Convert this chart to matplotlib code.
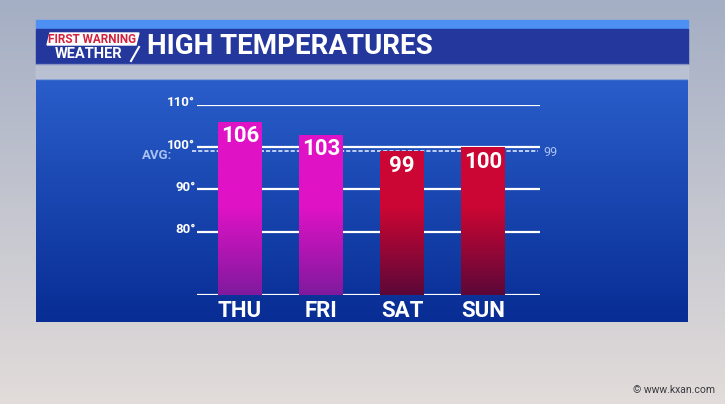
import matplotlib.pyplot as plt
import numpy as np
from matplotlib.colors import to_rgb
from matplotlib.patches import Rectangle, Polygon

days = ["THU", "FRI", "SAT", "SUN"]
highs = [106, 103, 99, 100]
avg_high = 99
grid_vals = [110, 100, 90, 80]
base = 65

plt.rcParams['font.family'] = ['Roboto', 'DejaVu Sans']

def vgrad(top, bottom, n=256):
    t = np.linspace(0, 1, n)[:, None]
    a = np.array(to_rgb(top))
    b = np.array(to_rgb(bottom))
    return (a * (1 - t) + b * t)[:, None, :].repeat(2, axis=1)

fig = plt.figure(figsize=(7.25, 4.04), dpi=100)

# background in pixel coordinates
bg = fig.add_axes([0, 0, 1, 1])
bg.axis("off")
bg.imshow(vgrad("#a4aec4", "#e2dcda"), extent=(0, 725, 404, 0), aspect="auto", zorder=0)
bg.imshow(vgrad("#2a5ecb", "#082d94"), extent=(36, 688, 322, 79), aspect="auto", zorder=1)
bg.add_patch(Rectangle((36, 20), 652, 9, color="#4d8ff2", zorder=2))
bg.add_patch(Rectangle((36, 29), 652, 35, color="#24379d", zorder=2))
bg.add_patch(Rectangle((36, 64), 652, 15, color="#c4cbdc", alpha=0.5, zorder=2))

# logo + title
bg.add_patch(Polygon([(50, 33), (139, 33), (136, 45), (47, 45)], color="white", zorder=3))
bg.text(92, 39.5, "FIRST WARNING", color="#d3203c", fontsize=8.5, fontweight="bold",
        ha="center", va="center", zorder=4)
bg.text(89, 53.5, "WEATHER", color="white", fontsize=10.5, fontweight="bold",
        ha="center", va="center", zorder=4)
bg.plot([139, 131], [47, 61], color="white", lw=1.5, zorder=4)
bg.text(147, 46.5, "HIGH TEMPERATURES", color="white", fontsize=20, fontweight="bold",
        ha="left", va="center", zorder=4)
bg.text(715, 390, "\u00a9 www.kxan.com", color="#3a3a40", fontsize=7.5,
        ha="right", va="center", zorder=4)
bg.set_xlim(0, 725)
bg.set_ylim(404, 0)

# chart
ax = fig.add_axes([197 / 725, 109 / 404, 343 / 725, 190 / 404])
ax.set_facecolor("none")
ax.axis("off")
xlim = (-0.53, 3.70)
x = np.arange(len(days))
w = 0.54

for v in grid_vals + [base]:
    ax.plot(xlim, [v, v], color="white", lw=1.6, zorder=1, solid_capstyle="butt")
    if v != base:
        ax.text(xlim[0] - 0.02, v + 0.5, f"{v}\u00b0", color="white", fontsize=9.5,
                fontweight="bold", ha="right", va="center")
ax.plot([xlim[0] - 0.06, xlim[1] - 0.02], [avg_high, avg_high], color="#dbe6ff", lw=1.2,
        ls=(0, (2.5, 1.2)), zorder=1, clip_on=False)
ax.text(xlim[0] - 0.3, avg_high - 0.9, "AVG:", color="#a9c2f2", fontsize=9.5,
        fontweight="bold", ha="right", va="center")
ax.text(xlim[1] + 0.04, avg_high - 0.2, str(avg_high), color="#a9c2f2", fontsize=9,
        ha="left", va="center")

bar_cols = [("#e012c6", "#801a9e"), ("#e012c6", "#801a9e"),
            ("#cc0634", "#5c0838"), ("#cc0634", "#5c0838")]
bars = ax.bar(x, [h - base for h in highs], bottom=base, width=w, color="none", zorder=2)
for xi, h, b, (top, bot) in zip(x, highs, bars, bar_cols):
    g = np.concatenate([np.repeat(vgrad(top, top, 2)[:1], 64, axis=0), vgrad(top, bot, 56)])
    im = ax.imshow(g, extent=(xi - w / 2, xi + w / 2, base, 110), aspect="auto", zorder=2)
    im.set_clip_path(b)
    ax.text(xi, h - 0.8, str(h), color="white", fontsize=16, fontweight="bold",
            ha="center", va="top", zorder=3)
    ax.text(xi, base - 3.7, days[xi], color="white", fontsize=16, fontweight="bold",
            ha="center", va="center", zorder=3, clip_on=False)

ax.set_xlim(*xlim)
ax.set_ylim(base, 110)

plt.savefig("out.png", dpi=100)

-- Aim of the exercise --
Quote everything in the listing above exactly; pictures are the only thing to omit.

-- Solution for this task --
Convert this chart to matplotlib code.
import matplotlib.pyplot as plt
import numpy as np
from matplotlib.colors import to_rgb
from matplotlib.patches import Rectangle, Polygon

days = ["THU", "FRI", "SAT", "SUN"]
highs = [106, 103, 99, 100]
avg_high = 99
grid_vals = [110, 100, 90, 80]
base = 65

plt.rcParams['font.family'] = ['Roboto', 'DejaVu Sans']

def vgrad(top, bottom, n=256):
    t = np.linspace(0, 1, n)[:, None]
    a = np.array(to_rgb(top))
    b = np.array(to_rgb(bottom))
    return (a * (1 - t) + b * t)[:, None, :].repeat(2, axis=1)

fig = plt.figure(figsize=(7.25, 4.04), dpi=100)

# background in pixel coordinates
bg = fig.add_axes([0, 0, 1, 1])
bg.axis("off")
bg.imshow(vgrad("#a4aec4", "#e2dcda"), extent=(0, 725, 404, 0), aspect="auto", zorder=0)
bg.imshow(vgrad("#2a5ecb", "#082d94"), extent=(36, 688, 322, 79), aspect="auto", zorder=1)
bg.add_patch(Rectangle((36, 20), 652, 9, color="#4d8ff2", zorder=2))
bg.add_patch(Rectangle((36, 29), 652, 35, color="#24379d", zorder=2))
bg.add_patch(Rectangle((36, 64), 652, 15, color="#c4cbdc", alpha=0.5, zorder=2))

# logo + title
bg.add_patch(Polygon([(50, 33), (139, 33), (136, 45), (47, 45)], color="white", zorder=3))
bg.text(92, 39.5, "FIRST WARNING", color="#d3203c", fontsize=8.5, fontweight="bold",
        ha="center", va="center", zorder=4)
bg.text(89, 53.5, "WEATHER", color="white", fontsize=10.5, fontweight="bold",
        ha="center", va="center", zorder=4)
bg.plot([139, 131], [47, 61], color="white", lw=1.5, zorder=4)
bg.text(147, 46.5, "HIGH TEMPERATURES", color="white", fontsize=20, fontweight="bold",
        ha="left", va="center", zorder=4)
bg.text(715, 390, "\u00a9 www.kxan.com", color="#3a3a40", fontsize=7.5,
        ha="right", va="center", zorder=4)
bg.set_xlim(0, 725)
bg.set_ylim(404, 0)

# chart
ax = fig.add_axes([197 / 725, 109 / 404, 343 / 725, 190 / 404])
ax.set_facecolor("none")
ax.axis("off")
xlim = (-0.53, 3.70)
x = np.arange(len(days))
w = 0.54

for v in grid_vals + [base]:
    ax.plot(xlim, [v, v], color="white", lw=1.6, zorder=1, solid_capstyle="butt")
    if v != base:
        ax.text(xlim[0] - 0.02, v + 0.5, f"{v}\u00b0", color="white", fontsize=9.5,
                fontweight="bold", ha="right", va="center")
ax.plot([xlim[0] - 0.06, xlim[1] - 0.02], [avg_high, avg_high], color="#dbe6ff", lw=1.2,
        ls=(0, (2.5, 1.2)), zorder=1, clip_on=False)
ax.text(xlim[0] - 0.3, avg_high - 0.9, "AVG:", color="#a9c2f2", fontsize=9.5,
        fontweight="bold", ha="right", va="center")
ax.text(xlim[1] + 0.04, avg_high - 0.2, str(avg_high), color="#a9c2f2", fontsize=9,
        ha="left", va="center")

bar_cols = [("#e012c6", "#801a9e"), ("#e012c6", "#801a9e"),
            ("#cc0634", "#5c0838"), ("#cc0634", "#5c0838")]
bars = ax.bar(x, [h - base for h in highs], bottom=base, width=w, color="none", zorder=2)
for xi, h, b, (top, bot) in zip(x, highs, bars, bar_cols):
    g = np.concatenate([np.repeat(vgrad(top, top, 2)[:1], 64, axis=0), vgrad(top, bot, 56)])
    im = ax.imshow(g, extent=(xi - w / 2, xi + w / 2, base, 110), aspect="auto", zorder=2)
    im.set_clip_path(b)
    ax.text(xi, h - 0.8, str(h), color="white", fontsize=16, fontweight="bold",
            ha="center", va="top", zorder=3)
    ax.text(xi, base - 3.7, days[xi], color="white", fontsize=16, fontweight="bold",
            ha="center", va="center", zorder=3, clip_on=False)

ax.set_xlim(*xlim)
ax.set_ylim(base, 110)

plt.savefig("out.png", dpi=100)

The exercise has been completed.